Il libro di Rosa si snoda con il ritmo, con la meticolosità, con la ricerca di riscontri, con un desiderio di capire che i giornalisti non hanno avuto e che non ha caratterizzato nemmeno le prime fasi delle indagini. Con passo cadenzato e una scrittura asciutta l’autore rimette insieme tutti i passaggi della vicenda, non con il piglio di quello che spesso si autodefinisce giornalismo investigativo, ma con lo sguardo largo e profondo dell’inchiesta sociale. La struttura portante è quella che emerge dalle carte processuali, ma non si ferma a quello che è successo quella sera. L’autore cerca di comprendere perché sia successo e soprattutto perché la sua narrazione sia stata e continui ad essere così pesantemente travisata. Il caso è clamoroso.

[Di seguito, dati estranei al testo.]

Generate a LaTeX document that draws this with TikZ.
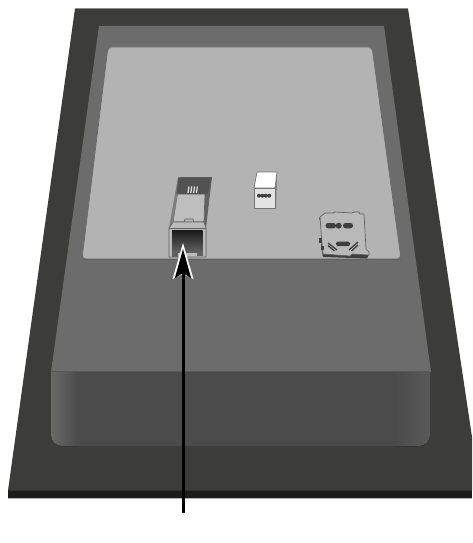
\documentclass[tikz,border=0pt]{standalone}
\usetikzlibrary{arrows.meta}
\definecolor{baseDark}{HTML}{3C3C3A}
\definecolor{baseEdge}{HTML}{1C1C1A}
\definecolor{slope}{HTML}{6C6C6C}
\definecolor{panel}{HTML}{B3B3B3}
\definecolor{faceA}{HTML}{6A6A6A}
\definecolor{faceB}{HTML}{4B4B4B}
\definecolor{faceC}{HTML}{5A5A5A}
\definecolor{ink}{HTML}{3F3F3F}
\tikzset{
  outlined/.style={draw=#1,line width=0.7pt,line join=round},
  callout/.style={black,line width=3pt,-{Stealth[length=29pt,width=16pt,inset=5pt]}}
}
\begin{document}
\begin{tikzpicture}[x=1pt,y=-1pt]
\useasboundingbox (0,0) rectangle (472,543);
\clip (0,0) rectangle (472,543);
% base plate
\fill[baseEdge] (8,490) rectangle (472,498);
\fill[black!30] (8,498) rectangle (472,499);
\fill[baseDark] (75,8.5) -- (408,8.5) -- (480,490.5) -- (8,490.5) -- cycle;
\draw[black!45,line width=0.8pt] (75,8.5) -- (408,8.5);
% sloped housing
\fill[slope] (99,26) -- (384,26) -- (431,372) -- (51,372) -- cycle;
% front face
\begin{scope}
\clip[rounded corners=11pt] (51,340) -- (51,446) -- (430,446) -- (430,340) -- cycle;
\fill[left color=faceA,right color=faceB] (50,371) rectangle (78,447);
\fill[faceB] (78,371) rectangle (395,447);
\fill[left color=faceB,right color=faceC] (395,371) rectangle (431,447);
\end{scope}
\draw[black!65,line width=0.5pt] (51,371) -- (430,371);
% panel
\fill[panel,draw=black!60,line width=0.6pt,rounded corners=4pt] (108,47) -- (372,47) -- (401,259) -- (82,259) -- cycle;
\fill[slope!90!black] (82,259) rectangle (401,260.2);
% RJ connector
\fill[black!62] (205,193) -- (178,177) -- (212,177) -- (206,228) -- (206,257) -- (203,257) -- cycle;
\fill[panel!85!white,outlined=black!62] (177,194) -- (205,194) -- (204,222) -- (193.5,222) -- (193,219) -- (185,219) -- (184,222) -- (173,222) -- cycle;
\fill[panel!70!black] (178,177) -- (181,177) -- (172,228) -- (169,228) -- cycle;
\fill[black!68] (178.5,177.5) -- (211.5,177.5) -- (208,194) -- (176.5,194) -- cycle;
\foreach \i in {0,1,2,3}{\draw[black!10,line width=1.2pt] (189+\i*2.8,186.5) -- (188+\i*2.8,193);}
\fill[panel!90!white,outlined=black!62] (173,222) -- (204,222) -- (206,228) -- (206,257) -- (169,257) -- (169,228) -- cycle;
\draw[black!62,line width=0.7pt] (169,228) -- (206,228);
\shade[top color=black!90,bottom color=black!62] (172,230) rectangle (202.5,252);
\fill[black!62] (172,252) rectangle (178,257);
\fill[black!62] (197,252) rectangle (202.5,256);
% small white block
\fill[black!55] (275,188) -- (277,172) -- (276,208) -- (275,208) -- cycle;
\fill[white,outlined=black!55] (254,188) -- (257,172) -- (277,172) -- (275,188) -- cycle;
\fill[black!11,outlined=black!55] (254,188) rectangle (275,208);
\foreach \i in {0,1,2,3}{\fill[ink] (259+\i*3.4,195.7) circle (2pt);}
% SIM holder
\fill[ink] (319,218) -- (323,216) -- (322,240) -- (321,246) -- (323,257) -- (367,258.5) -- (369,254) -- (330,250) -- cycle;
\fill[panel!92!white,outlined=black!62] (320,217) -- (325,213) -- (333,213) -- (335,212) -- (352,213) -- (354,212) -- (359,212) -- (360,214) -- (364,214) -- (366,249) -- (369,252) -- (369,255) -- (352,254) -- (350,256) -- (323,254) -- (322,244) -- cycle;
\fill[ink] (319,238) rectangle (322,243);
\fill[ink] (321,246) rectangle (324,250);
\fill[ink,rounded corners=2.5pt] (325.5,223) rectangle (336,228.3);
\fill[ink] (338.7,225.7) circle (3pt);
\fill[ink,rounded corners=2.5pt] (343,223) rectangle (353,228.3);
\fill[ink,rounded corners=2.2pt] (336,241.5) rectangle (350,246.2);
\draw[ink,line width=1.3pt] (328,243) -- (337,250);
\draw[ink,line width=1.3pt] (328,245.5) -- (334.5,251);
\draw[ink,line width=1.3pt] (358,242) -- (349,250);
\draw[ink,line width=1.3pt] (358,245) -- (351.5,251);
% callout arrow
\coordinate (arrowTail) at (183,513);
\coordinate (arrowTip) at (183,249);
\coordinate (haloTip) at (183,243);
\coordinate (haloRight) at (193.5,279);
\coordinate (haloNotch) at (183,274);
\coordinate (haloLeft) at (172.5,279);
\fill[white] (haloTip) -- (haloRight) -- (haloNotch) -- (haloLeft) -- cycle;
\draw[callout] (arrowTail) -- (arrowTip);
\end{tikzpicture}
\end{document}
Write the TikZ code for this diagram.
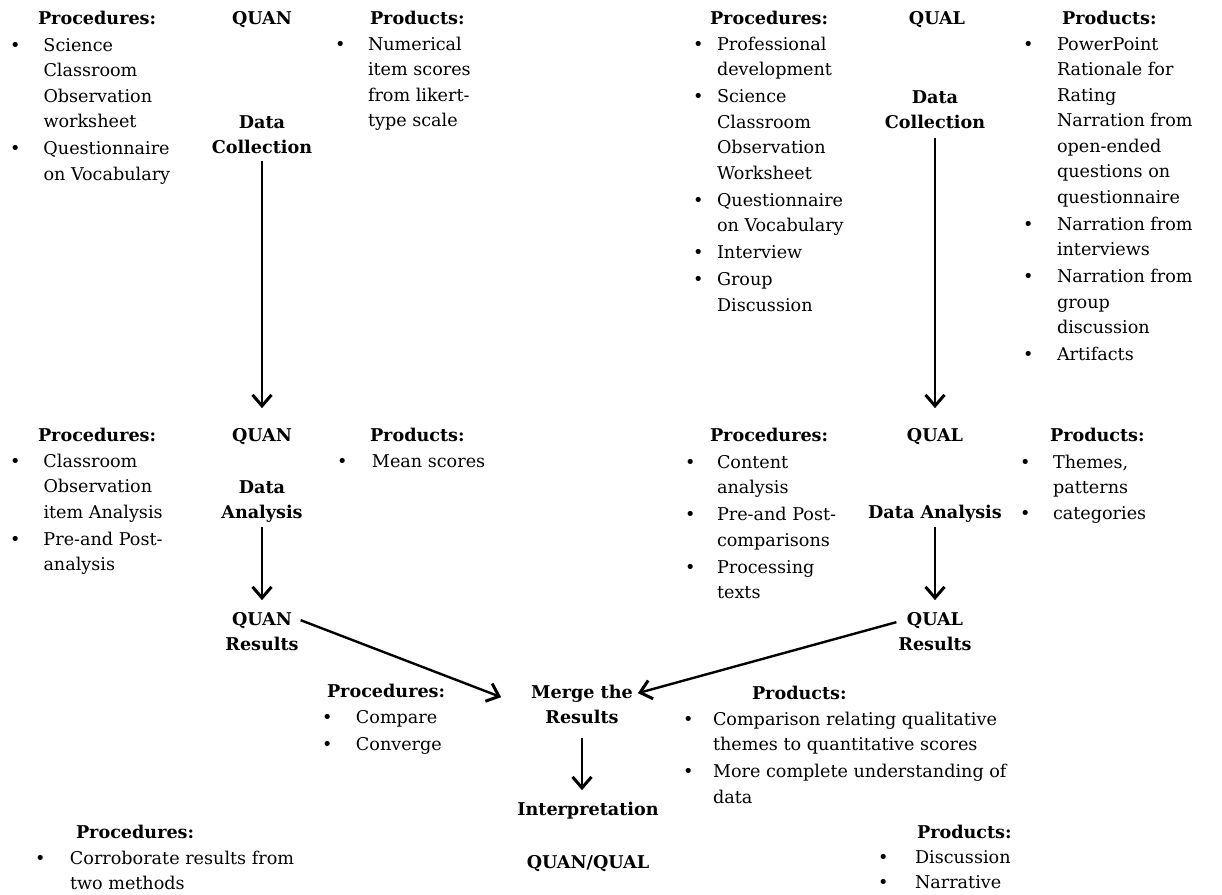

Fin dal mattino seguente la stampa invia giornalisti nel quartiere, ma dall’atteggiamento che hanno nell’intervistare i ragazzi e dai pezzi che escono nei giorni seguenti si capisce che non c’è molta voglia di capire, piuttosto di confermare la versione della fuga dal posto di blocco, del latitante a bordo, del ritrovamento della pistola. Quando i ragazzi del quartiere cercano di spiegare che Davide era uno tranquillo, i giornalisti provano a “far dire la verità” a qualcun altro. E questo conferma ai loro occhi il carattere omertoso del quartiere, aiuta a colorire i pezzi con gli stereotipi correnti sui quartieri più poveri, aiuta infine a far montare un clima di allarme che è poi quello cui in fondo va addebitata la morte di Davide.

Troppo spesso ci si dimentica che, mentre la narrazione della violenza si fa sempre più incalzante, le statistiche ne mostrano un costante declino anche nel Mezzogiorno: gli omicidi sono diminuiti di 4 volte dagli anni Novanta e raggiungono i più bassi livelli in Europa, ovvero nel mondo. Questo dato, ignoto ai più, non va preso in senso consolatorio, ma piuttosto come un risultato di politiche di lungo periodo che andrebbero ancora più affinate e invece rischiano di essere sovvertite in nome di semplificazioni securitarie che hanno solo fini elettorali.

Riccardo Rosa invece segue il caso con pazienza e curiosità, dandosi tempi lunghi e, approfondendo la conoscenza del quartiere, ne ripercorre la storia: dalla progettazione nel dopoguerra ad opera di Marcello Canino, al suo progressivo popolamento con famiglie che avevano perso casa nel centro storico in seguito ai bombardamenti e poi con nuclei di operai e di impiegati, alla sua marginalizzazione e sovraffollamento dopo il terremoto del 1980 per effetto di incuria nella manutenzione, di impoverimento della popolazione e progressiva diffusione della vendita di droga. La cura con cui vengono spiegate le condizioni di vita, la storia delle famiglie coinvolte, la vita del quartiere tra stradoni, parrocchie e campi di calcio non è un esercizio sociologico per dare al lettore uno sguardo ravvicinato su mondi estranei, ma più semplicemente il risultato di un lavoro di inchiesta meticoloso, durato anni, in cui l’autore ha avuto modo di seguire da vicino questa storia, di ascoltare le testimonianze di chi quella sera c’era, di chi conosceva Davide, della famiglia. Ma nel libro ci sono anche altre storie: ne esce un ritratto composito della vita del quartiere, di come sia difficile trovare e mantenere un lavoro, di come spesso anche chi ce l’ha non riesca a mantenere una famiglia e come sia faticoso e pericoloso vivere tra imposizione delle organizzazioni criminali e azione repressiva della polizia.

Sono passati ormai anni da quella sera. Senza il puntiglio di questo libro Davide sarebbe ricordato solo dai parenti e dagli amici, quelli che nel posto in cui è stato ucciso hanno ricavato un piccolo angolo tenuto con cura: qualche pianta, due panchine e una lapide.

I problemi sono rimasti gli stessi, ma l’etichetta è cambiata: mentre rapine, furti e omicidi continuano a diminuire, l’attenzione a Napoli è tutta concentrata sulle cosiddette baby gang ed è lo stesso procuratore generale nel suo discorso all’inaugurazione dell’anno giudiziario a dire che l’allarmismo è ingiustificato per poi spiegare che la vera novità è che diversi casi si sono registrati anche in zone "che venivano ritenute sicure" e non più soltanto nelle periferie degradate: insomma la delinquenza impari a stare al suo posto.